- [Records shown]
_____

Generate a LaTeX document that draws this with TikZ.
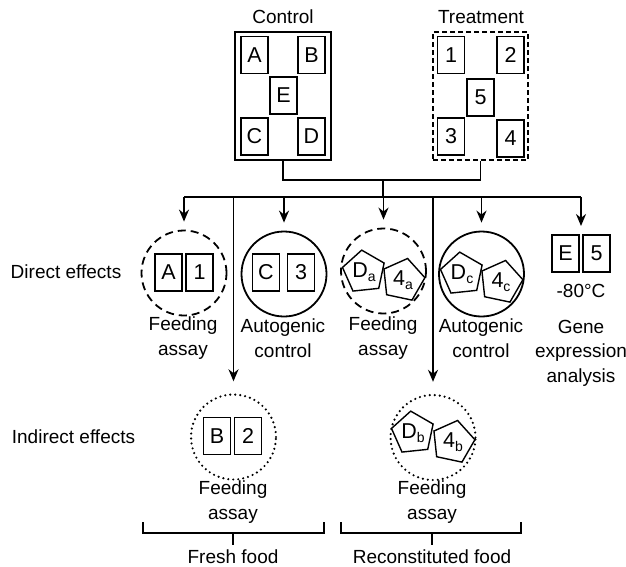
\documentclass[tikz,border=0pt]{standalone}
\usepackage{fontspec}
\setmainfont{Liberation Sans}
\usetikzlibrary{shapes.geometric,arrows.meta}
\newcommand\subt[1]{\raisebox{-4.5pt}{\fontsize{14}{14}\selectfont #1}}
\begin{document}
\begin{tikzpicture}[x=1pt,y=-1pt,
  lbl/.style={font=\fontsize{19}{24.5}\selectfont, align=center, inner sep=0},
  sbox/.style={draw, line width=1.4pt, minimum width=27pt, minimum height=37pt, inner sep=0, font=\fontsize{21.5}{21.5}\selectfont},
  penta/.style={draw, line width=1.4pt, regular polygon, regular polygon sides=5, minimum size=44pt, inner sep=0, font=\fontsize{21.5}{21.5}\selectfont},
  bigbox/.style={draw, line width=1.8pt, minimum width=96pt, minimum height=128pt, inner sep=0},
  ring/.style={circle, draw, line width=1.8pt, minimum size=85pt, inner sep=0},
  dashring/.style={ring, dash pattern=on 8pt off 5pt},
  dotring/.style={ring, line width=2.4pt, line cap=round, dash pattern=on 0pt off 5pt},
  conn/.style={line width=1.7pt},
  arr/.style={conn, -{Stealth[length=12pt,width=10pt]}},
]
\useasboundingbox (0,0) rectangle (626,566);

% top groups
\node[lbl] (lctrl) at (283,17) {Control};
\node[lbl] (ltreat) at (481,17) {Treatment};
\node[bigbox] (ctrl) at (283,96) {};
\node[bigbox, minimum width=95pt, line width=1.6pt, dash pattern=on 5pt off 3pt] (treat) at (480.5,96) {};
\node[sbox] (cA) at (254.5,55) {A};
\node[sbox] (cB) at (311.5,55) {B};
\node[sbox] (cE) at (283.5,95.5) {E};
\node[sbox] (cC) at (254.5,136.5) {C};
\node[sbox] (cD) at (311.5,136.5) {D};
\node[sbox] (t1) at (451,55) {1};
\node[sbox] (t2) at (510.5,55) {2};
\node[sbox] (t5) at (480.5,97.5) {5};
\node[sbox] (t3) at (451,136.5) {3};
\node[sbox] (t4) at (510.5,138.5) {4};

% row labels
\node[lbl] (ldir) at (66,272) {Direct effects};
\node[lbl] (lind) at (73.5,437) {Indirect effects};

% direct effect rings
\node[dashring] (fa1) at (184,273) {};
\node[sbox] (rA) at (168.5,272.5) {A};
\node[sbox] (r1) at (199.5,272.5) {1};
\node[lbl] (lfa1) at (183,338) {Feeding\\assay};

\node[ring] (ac1) at (284,274) {};
\node[sbox] (rC) at (266,272.5) {C};
\node[sbox] (r3) at (301,272.5) {3};
\node[lbl] (lac1) at (283,338) {Autogenic\\control};

\node[dashring] (fa2) at (383.5,271) {};
\node[penta, shape border rotate=6] (pDa) at (364,272) {D\subt{a}};
\node[penta, shape border rotate=-12] (p4a) at (403,280) {4\subt{a}};
\node[lbl] (lfa2) at (383,338) {Feeding\\assay};

\node[ring] (ac2) at (481.5,274) {};
\node[penta, shape border rotate=6] (pDc) at (462,274) {D\subt{c}};
\node[penta, shape border rotate=-12] (p4c) at (501,282) {4\subt{c}};
\node[lbl] (lac2) at (481,338) {Autogenic\\control};

\node[sbox] (gE) at (565.5,253.5) {E};
\node[sbox] (g5) at (596.5,253.5) {5};
\node[lbl] (lminus) at (581,291) {-80°C};
\node[lbl] (lgene) at (581,353) {Gene\\expression\\analysis};

% indirect rings
\node[dotring] (in1) at (233.5,437) {};
\node[sbox] (rB) at (217,436) {B};
\node[sbox] (r2) at (248,436) {2};
\node[lbl] (lin1) at (233,502) {Feeding\\assay};

\node[dotring] (in2) at (433,437.5) {};
\node[penta, shape border rotate=6] (pDb) at (413,433) {D\subt{b}};
\node[penta, shape border rotate=-12] (p4b) at (453,442) {4\subt{b}};
\node[lbl] (lin2) at (432,502) {Feeding\\assay};

% connectors
\coordinate (jn) at (383,180);
\coordinate (hub) at (383,197);
\coordinate (busL) at (184,197);
\coordinate (busR) at (581,197);
\coordinate (gtop) at (581,235);
\draw[conn] (ctrl.south) |- (jn) -| (treat.south);
\draw[conn] (jn) -- (hub);
\draw[conn] (busL) -- (busR);
\draw[arr, shorten >=8pt] (fa1 |- hub) -- (fa1);
\draw[arr, shorten >=8pt] (ac1 |- hub) -- (ac1);
\draw[arr, shorten >=8pt] (fa2 |- hub) -- (fa2);
\draw[arr, shorten >=8pt] (ac2 |- hub) -- (ac2);
\draw[arr, shorten >=9pt] (busR) -- (gtop);
\draw[arr, shorten >=12pt] (in1 |- hub) -- (in1);
\draw[arr, shorten >=12pt] (in2 |- hub) -- (in2);

% bottom brackets
\coordinate (b1l) at (143,522);
\coordinate (b1r) at (324,522);
\coordinate (b2l) at (341,522);
\coordinate (b2r) at (521,522);
\node[lbl, anchor=base] (lfresh) at (233,563) {Fresh food};
\node[lbl, anchor=base] (lrecon) at (432,563) {Reconstituted food};
\draw[conn] (b1l) -- ++(0,11) -- ([yshift=-11pt]b1r) -- (b1r);
\draw[conn] (lfresh |- b1l) ++(0,11) -- ++(0,12);
\draw[conn] (b2l) -- ++(0,11) -- ([yshift=-11pt]b2r) -- (b2r);
\draw[conn] (lrecon |- b2l) ++(0,11) -- ++(0,12);
\end{tikzpicture}
\end{document}
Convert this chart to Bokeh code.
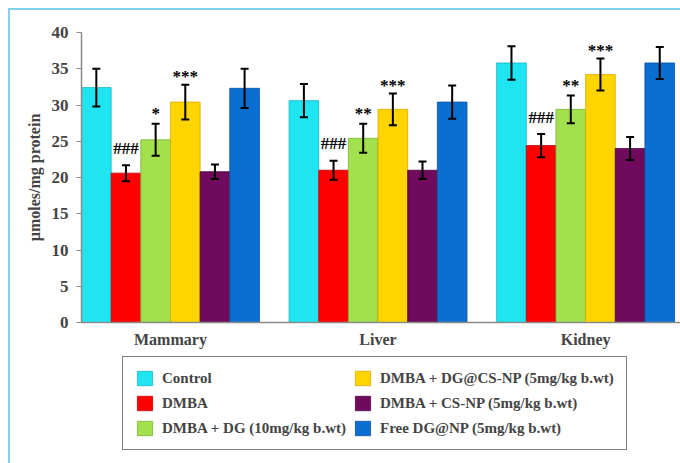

_____

- [What is asked] Except for the pictures, copy the material above exactly.

- [Response for this exercise]
Generate a LaTeX document that draws this with TikZ.
\documentclass[tikz,border=0pt]{standalone}
\usepackage{fontspec}
\setmainfont{Liberation Sans}
\usetikzlibrary{shapes.geometric,arrows.meta}
\newcommand\subt[1]{\raisebox{-4.5pt}{\fontsize{14}{14}\selectfont #1}}
\begin{document}
\begin{tikzpicture}[x=1pt,y=-1pt,
  lbl/.style={font=\fontsize{19}{24.5}\selectfont, align=center, inner sep=0},
  sbox/.style={draw, line width=1.4pt, minimum width=27pt, minimum height=37pt, inner sep=0, font=\fontsize{21.5}{21.5}\selectfont},
  penta/.style={draw, line width=1.4pt, regular polygon, regular polygon sides=5, minimum size=44pt, inner sep=0, font=\fontsize{21.5}{21.5}\selectfont},
  bigbox/.style={draw, line width=1.8pt, minimum width=96pt, minimum height=128pt, inner sep=0},
  ring/.style={circle, draw, line width=1.8pt, minimum size=85pt, inner sep=0},
  dashring/.style={ring, dash pattern=on 8pt off 5pt},
  dotring/.style={ring, line width=2.4pt, line cap=round, dash pattern=on 0pt off 5pt},
  conn/.style={line width=1.7pt},
  arr/.style={conn, -{Stealth[length=12pt,width=10pt]}},
]
\useasboundingbox (0,0) rectangle (626,566);

% top groups
\node[lbl] (lctrl) at (283,17) {Control};
\node[lbl] (ltreat) at (481,17) {Treatment};
\node[bigbox] (ctrl) at (283,96) {};
\node[bigbox, minimum width=95pt, line width=1.6pt, dash pattern=on 5pt off 3pt] (treat) at (480.5,96) {};
\node[sbox] (cA) at (254.5,55) {A};
\node[sbox] (cB) at (311.5,55) {B};
\node[sbox] (cE) at (283.5,95.5) {E};
\node[sbox] (cC) at (254.5,136.5) {C};
\node[sbox] (cD) at (311.5,136.5) {D};
\node[sbox] (t1) at (451,55) {1};
\node[sbox] (t2) at (510.5,55) {2};
\node[sbox] (t5) at (480.5,97.5) {5};
\node[sbox] (t3) at (451,136.5) {3};
\node[sbox] (t4) at (510.5,138.5) {4};

% row labels
\node[lbl] (ldir) at (66,272) {Direct effects};
\node[lbl] (lind) at (73.5,437) {Indirect effects};

% direct effect rings
\node[dashring] (fa1) at (184,273) {};
\node[sbox] (rA) at (168.5,272.5) {A};
\node[sbox] (r1) at (199.5,272.5) {1};
\node[lbl] (lfa1) at (183,338) {Feeding\\assay};

\node[ring] (ac1) at (284,274) {};
\node[sbox] (rC) at (266,272.5) {C};
\node[sbox] (r3) at (301,272.5) {3};
\node[lbl] (lac1) at (283,338) {Autogenic\\control};

\node[dashring] (fa2) at (383.5,271) {};
\node[penta, shape border rotate=6] (pDa) at (364,272) {D\subt{a}};
\node[penta, shape border rotate=-12] (p4a) at (403,280) {4\subt{a}};
\node[lbl] (lfa2) at (383,338) {Feeding\\assay};

\node[ring] (ac2) at (481.5,274) {};
\node[penta, shape border rotate=6] (pDc) at (462,274) {D\subt{c}};
\node[penta, shape border rotate=-12] (p4c) at (501,282) {4\subt{c}};
\node[lbl] (lac2) at (481,338) {Autogenic\\control};

\node[sbox] (gE) at (565.5,253.5) {E};
\node[sbox] (g5) at (596.5,253.5) {5};
\node[lbl] (lminus) at (581,291) {-80°C};
\node[lbl] (lgene) at (581,353) {Gene\\expression\\analysis};

% indirect rings
\node[dotring] (in1) at (233.5,437) {};
\node[sbox] (rB) at (217,436) {B};
\node[sbox] (r2) at (248,436) {2};
\node[lbl] (lin1) at (233,502) {Feeding\\assay};

\node[dotring] (in2) at (433,437.5) {};
\node[penta, shape border rotate=6] (pDb) at (413,433) {D\subt{b}};
\node[penta, shape border rotate=-12] (p4b) at (453,442) {4\subt{b}};
\node[lbl] (lin2) at (432,502) {Feeding\\assay};

% connectors
\coordinate (jn) at (383,180);
\coordinate (hub) at (383,197);
\coordinate (busL) at (184,197);
\coordinate (busR) at (581,197);
\coordinate (gtop) at (581,235);
\draw[conn] (ctrl.south) |- (jn) -| (treat.south);
\draw[conn] (jn) -- (hub);
\draw[conn] (busL) -- (busR);
\draw[arr, shorten >=8pt] (fa1 |- hub) -- (fa1);
\draw[arr, shorten >=8pt] (ac1 |- hub) -- (ac1);
\draw[arr, shorten >=8pt] (fa2 |- hub) -- (fa2);
\draw[arr, shorten >=8pt] (ac2 |- hub) -- (ac2);
\draw[arr, shorten >=9pt] (busR) -- (gtop);
\draw[arr, shorten >=12pt] (in1 |- hub) -- (in1);
\draw[arr, shorten >=12pt] (in2 |- hub) -- (in2);

% bottom brackets
\coordinate (b1l) at (143,522);
\coordinate (b1r) at (324,522);
\coordinate (b2l) at (341,522);
\coordinate (b2r) at (521,522);
\node[lbl, anchor=base] (lfresh) at (233,563) {Fresh food};
\node[lbl, anchor=base] (lrecon) at (432,563) {Reconstituted food};
\draw[conn] (b1l) -- ++(0,11) -- ([yshift=-11pt]b1r) -- (b1r);
\draw[conn] (lfresh |- b1l) ++(0,11) -- ++(0,12);
\draw[conn] (b2l) -- ++(0,11) -- ([yshift=-11pt]b2r) -- (b2r);
\draw[conn] (lrecon |- b2l) ++(0,11) -- ++(0,12);
\end{tikzpicture}
\end{document}
Convert this chart to Bokeh code.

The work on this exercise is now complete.